Con el gesto permanente de quien no termina de entender bien de qué se está hablando cambia de mesa, de grupo y de charla con la misma arbitrariedad que su walkman en random. Tiene un aire como de estar preparado para salir corriendo en cualquier momento. Parece siempre a punto de irse, como conciente de que no le queda mucho tiempo. Pero le encanta perderlo: caminar sin rumbo fijo las ciudades o los campos, navegar iluminando el caos de su pensamiento hasta el naufragio definitivo, comer aceitunas y tirarle los carozos a su cuñada en la cabeza con el único propósito de molestar, intentando que ésta no se de cuenta. Pero le resulta muy difícil, en general se da cuenta.

Además ama la música, las ciudades, el vino. Le encanta comer asados con los amigos, aunque el asado le importa bien poco. Le divierte observar las reacciones de la gente frente a un par de conductas que él adopta, cada tanto, para propio regocijo. Se confiesa incapaz de diferenciar una corchea de un "semitono", un flogger de un emo, un acorde menor disminuído de un solo de violín. Le enferman esos pseudo intelectuales, imbéciles incurables sin una sola idea propia y ¡tan satisfechos de sí mismos! Y en estos tiempos de crisis en los que todo el mundo añora seguridad, tiembla aterrado ante la mera posibilidad lejana de tener que firmar algún día un contrato indefinido.

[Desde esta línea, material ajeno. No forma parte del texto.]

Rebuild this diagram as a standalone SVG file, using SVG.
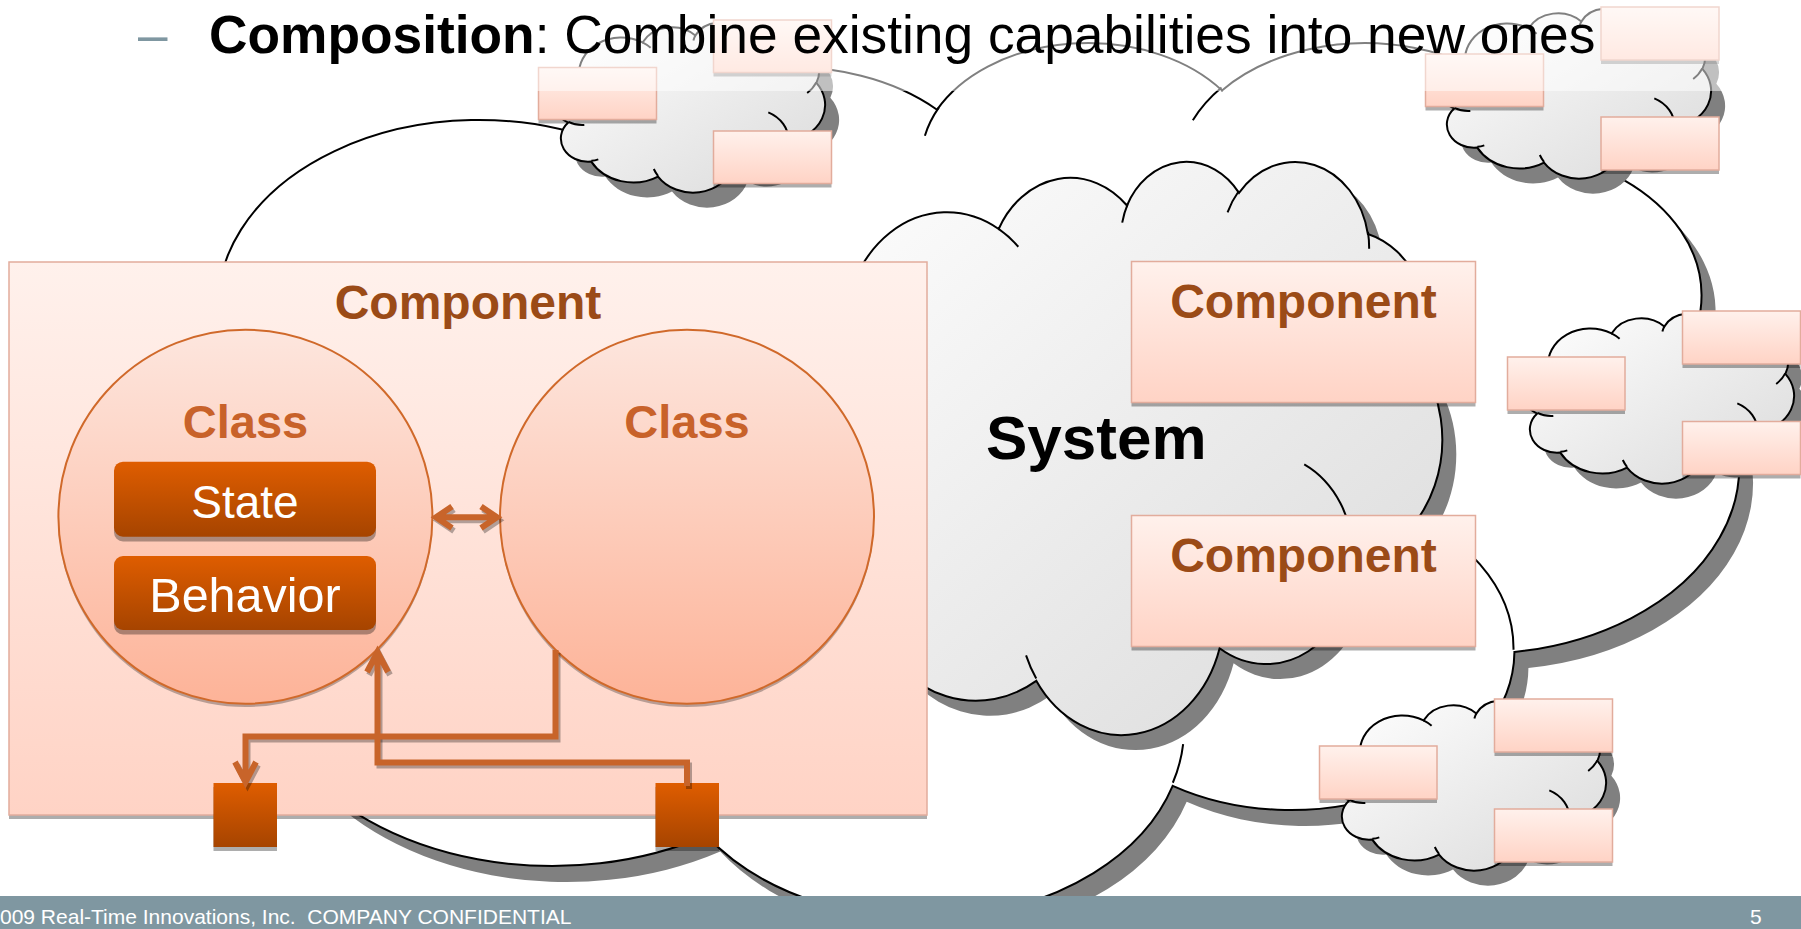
<svg xmlns="http://www.w3.org/2000/svg" width="1801" height="929" viewBox="0 0 1801 929">
<style>
  text{font-family:"Liberation Sans",Arial,sans-serif}
  .cl{stroke:#000;stroke-width:2}
  .tk{fill:none;stroke:#000;stroke-width:2}
  .sh{fill:#808080}
  .rs{fill:#000;opacity:.32}
  .sr{fill:url(#gRect);stroke:#e2ac9c;stroke-width:1.5}
  .comp{font-weight:bold;font-size:48px;fill:#9b4b17;text-anchor:middle}
  .cls{font-weight:bold;font-size:47px;fill:#c8622a;text-anchor:middle}
  .wt{font-size:46px;fill:#fff;text-anchor:middle}
  .con{fill:none;stroke:#c8642a;stroke-width:6;stroke-linejoin:miter}
  .cons{fill:none;stroke:#000;stroke-opacity:.3;stroke-width:6}
</style>
<defs>
  <linearGradient id="gCloud" x1="0" y1="0" x2="1" y2="1"><stop offset="0" stop-color="#ffffff"/><stop offset="1" stop-color="#dadada"/></linearGradient>
  <linearGradient id="gRect" x1="0" y1="0" x2="0" y2="1"><stop offset="0" stop-color="#fff1ec"/><stop offset="1" stop-color="#ffd3c5"/></linearGradient>
  <linearGradient id="gCirc" x1="0" y1="0" x2="0" y2="1"><stop offset="0" stop-color="#fde6de"/><stop offset="1" stop-color="#fdb398"/></linearGradient>
  <linearGradient id="gDark" x1="0" y1="0" x2="0" y2="1"><stop offset="0" stop-color="#df5d00"/><stop offset="1" stop-color="#a64400"/></linearGradient>
  <path id="cp" vector-effect="non-scaling-stroke" d="M3900,14370 A6753,9190 0 0 1 14005,5202 A5333,7267 0 0 1 22456,3431 A4365,5945 0 0 1 29832,2478 A4857,6595 0 0 1 38317,5574 A5333,7273 0 0 1 41817,15458 A6775,9220 0 0 1 37404,30203 A5785,7867 0 0 1 28556,36813 A6752,9215 0 0 1 16481,39266 A7720,10543 0 0 1 5805,35472 A4360,5918 0 0 1 2113,25551 A4345,5945 0 0 1 3900,14370 Z"/>
  <path id="tk" vector-effect="non-scaling-stroke" d="M4693,26177 A4345,5945 0 0 1 2160,25380 M6928,34899 A4360,5918 0 0 1 5820,35281 M16478,39090 A6752,9215 0 0 1 15809,37348 M28827,34751 A6752,9215 0 0 1 28560,36660 M34129,22954 A5785,7867 0 0 1 37380,30090 M41798,15354 A5333,7273 0 0 1 40350,18030 M38324,5426 A4857,6595 0 0 1 38401,6690 M29078,3952 A4857,6595 0 0 1 29820,2340 M22141,4720 A4365,5945 0 0 1 22500,3331 M14000,5192 A6753,9190 0 0 1 15300,6541 M4127,15789 A6753,9190 0 0 1 3900,14371"/>
</defs>

<rect width="1801" height="929" fill="#fff"/>

<g id="outer-cloud">
  <use href="#cp" class="sh" transform="translate(83.7,56.2) scale(0.038625,0.020255)"/>
  <use href="#cp" class="cl" fill="#fff" transform="translate(69.7,40.2) scale(0.038625,0.020255)"/>
  <use href="#tk" class="tk" transform="translate(69.7,40.2) scale(0.038625,0.020255)"/>
</g>

<g id="system-cloud">
  <use href="#cp" class="sh" transform="translate(800,175) scale(0.015185,0.013264)"/>
  <use href="#cp" class="cl" fill="url(#gCloud)" transform="translate(786,160) scale(0.015185,0.013264)"/>
  <use href="#tk" class="tk" transform="translate(786,160) scale(0.015185,0.013264)"/>
  <text x="986" y="459" font-size="62" font-weight="bold" fill="#000">System</text>
</g>

<g id="cloud-a">
  <use href="#cp" class="sh" transform="translate(569,37) scale(0.00625,0.0039352)"/>
  <use href="#cp" class="cl" fill="url(#gCloud)" transform="translate(555,22) scale(0.00625,0.0039352)"/>
  <use href="#tk" class="tk" transform="translate(555,22) scale(0.00625,0.0039352)"/>
  <rect x="538.5" y="71.5" width="118" height="52" class="rs"/>
  <rect x="538.5" y="67.5" width="118" height="52" class="sr"/>
  <rect x="713.5" y="24" width="118" height="52.5" class="rs"/>
  <rect x="713.5" y="20" width="118" height="52.5" class="sr"/>
  <rect x="713.5" y="135" width="118" height="52.5" class="rs"/>
  <rect x="713.5" y="131" width="118" height="52.5" class="sr"/>
</g>

<g id="cloud-b">
  <use href="#cp" class="sh" transform="translate(1455,23) scale(0.00625,0.0039352)"/>
  <use href="#cp" class="cl" fill="url(#gCloud)" transform="translate(1441,8) scale(0.00625,0.0039352)"/>
  <use href="#tk" class="tk" transform="translate(1441,8) scale(0.00625,0.0039352)"/>
  <rect x="1425.5" y="58" width="118" height="52.5" class="rs"/>
  <rect x="1425.5" y="54" width="118" height="52.5" class="sr"/>
  <rect x="1601" y="11" width="118" height="53" class="rs"/>
  <rect x="1601" y="7" width="118" height="53" class="sr"/>
  <rect x="1601" y="121" width="118" height="53" class="rs"/>
  <rect x="1601" y="117" width="118" height="53" class="sr"/>
</g>

<g id="cloud-c">
  <use href="#cp" class="sh" transform="translate(1538,328) scale(0.00625,0.0039352)"/>
  <use href="#cp" class="cl" fill="url(#gCloud)" transform="translate(1524,313) scale(0.00625,0.0039352)"/>
  <use href="#tk" class="tk" transform="translate(1524,313) scale(0.00625,0.0039352)"/>
  <rect x="1507.5" y="361" width="117.5" height="53" class="rs"/>
  <rect x="1507.5" y="357" width="117.5" height="53" class="sr"/>
  <rect x="1682.5" y="315" width="118" height="53" class="rs"/>
  <rect x="1682.5" y="311" width="118" height="53" class="sr"/>
  <rect x="1682.5" y="425.5" width="118" height="53" class="rs"/>
  <rect x="1682.5" y="421.5" width="118" height="53" class="sr"/>
</g>

<g id="cloud-d">
  <use href="#cp" class="sh" transform="translate(1350,715) scale(0.00625,0.0039352)"/>
  <use href="#cp" class="cl" fill="url(#gCloud)" transform="translate(1336,700) scale(0.00625,0.0039352)"/>
  <use href="#tk" class="tk" transform="translate(1336,700) scale(0.00625,0.0039352)"/>
  <rect x="1319.5" y="750" width="117.5" height="53" class="rs"/>
  <rect x="1319.5" y="746" width="117.5" height="53" class="sr"/>
  <rect x="1494.5" y="703" width="118" height="53" class="rs"/>
  <rect x="1494.5" y="699" width="118" height="53" class="sr"/>
  <rect x="1494.5" y="813" width="118" height="53" class="rs"/>
  <rect x="1494.5" y="809" width="118" height="53" class="sr"/>
</g>

<g id="component-upper">
  <rect x="1131.5" y="265.5" width="344" height="141" class="rs"/>
  <rect x="1131.5" y="261.5" width="344" height="141" class="sr"/>
  <text x="1303.5" y="318" class="comp">Component</text>
</g>

<g id="component-lower">
  <rect x="1131.5" y="519.5" width="344" height="131" class="rs"/>
  <rect x="1131.5" y="515.5" width="344" height="131" class="sr"/>
  <text x="1303.5" y="571.5" class="comp">Component</text>
</g>

<g id="component-left">
  <rect x="9" y="266" width="918" height="553" class="rs"/>
  <rect x="9" y="262" width="918" height="553" class="sr"/>
  <text x="468" y="319" class="comp">Component</text>
</g>

<g id="class-left">
  <circle cx="245.4" cy="520" r="187" fill="#000" opacity=".28"/>
  <circle cx="245.4" cy="516.7" r="187" fill="url(#gCirc)" stroke="#d0692a" stroke-width="2"/>
  <text x="245.5" y="438" class="cls">Class</text>
</g>

<g id="class-right">
  <circle cx="687" cy="520" r="187" fill="#000" opacity=".28"/>
  <circle cx="687" cy="516.7" r="187" fill="url(#gCirc)" stroke="#d0692a" stroke-width="2"/>
  <text x="687" y="438" class="cls">Class</text>
</g>

<g id="state">
  <rect x="114" y="466.5" width="262" height="75" rx="9" fill="#000" opacity=".32"/>
  <rect x="114" y="461.7" width="262" height="75" rx="9" fill="url(#gDark)"/>
  <text x="245" y="518" class="wt" font-size="47">State</text>
</g>

<g id="behavior">
  <rect x="114" y="560.5" width="262" height="74" rx="9" fill="#000" opacity=".32"/>
  <rect x="114" y="556" width="262" height="74" rx="9" fill="url(#gDark)"/>
  <text x="245" y="612" class="wt" style="font-size:48.5px">Behavior</text>
</g>

<g id="port-left">
  <rect x="213.5" y="787" width="63.5" height="64" fill="#000" opacity=".32"/>
  <rect x="213.5" y="783" width="63.5" height="64" fill="url(#gDark)"/>
</g>

<g id="port-right">
  <rect x="655.5" y="787" width="63.5" height="64" fill="#000" opacity=".32"/>
  <rect x="655.5" y="783" width="63.5" height="64" fill="url(#gDark)"/>
</g>

<g id="connectors">
  <g transform="translate(2,3)" class="cons">
    <path d="M436,517.3 H497 M452,506.5 L436,517.3 L452,528 M481,506.5 L497,517.3 L481,528"/>
    <path d="M555.5,650 V736.5 H245.5 V781 M235,762 L245.5,782 L256,762"/>
    <path d="M687,786 V762.5 H377.5 V653 M367,672 L377.5,652 L388,672"/>
  </g>
  <g class="con">
    <path d="M436,517.3 H497 M452,506.5 L436,517.3 L452,528 M481,506.5 L497,517.3 L481,528"/>
    <path d="M555.5,650 V736.5 H245.5 V781 M235,762 L245.5,782 L256,762"/>
    <path d="M687,786 V762.5 H377.5 V653 M367,672 L377.5,652 L388,672"/>
  </g>
</g>

<rect x="0" y="0" width="1801" height="91" fill="#fff" opacity=".5"/>

<g id="title">
  <text x="138" y="53" font-size="53" fill="#7f97a1">–</text>
  <text x="209" y="53" font-size="53.3" fill="#000"><tspan font-weight="bold">Composition</tspan>: Combine existing capabilities into new ones</text>
</g>

<g id="footer">
  <rect x="0" y="896" width="1801" height="33" fill="#7f97a1"/>
  <text x="0" y="924" font-size="21" fill="#fff" xml:space="preserve">009 Real-Time Innovations, Inc.  COMPANY CONFIDENTIAL</text>
  <text x="1750" y="924" font-size="21" fill="#fff">5</text>
</g>
</svg>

Al final tenía que irse, no se queda mucho tiempo en ningún lado. Se va como distraído y con cierta indiferencia. Se va por la cuerda floja con el gesto sereno y la mirada en calma. Tiene el gesto y la mirada de quien ha sabido perdonar. Sonríe como cansado y no cuesta nada comprender que el tipo no guarda rencor a nadie. Ni siquiera a la hija de re mil putas de Gloria, esa conchuda de mierda que le destrozó la vida.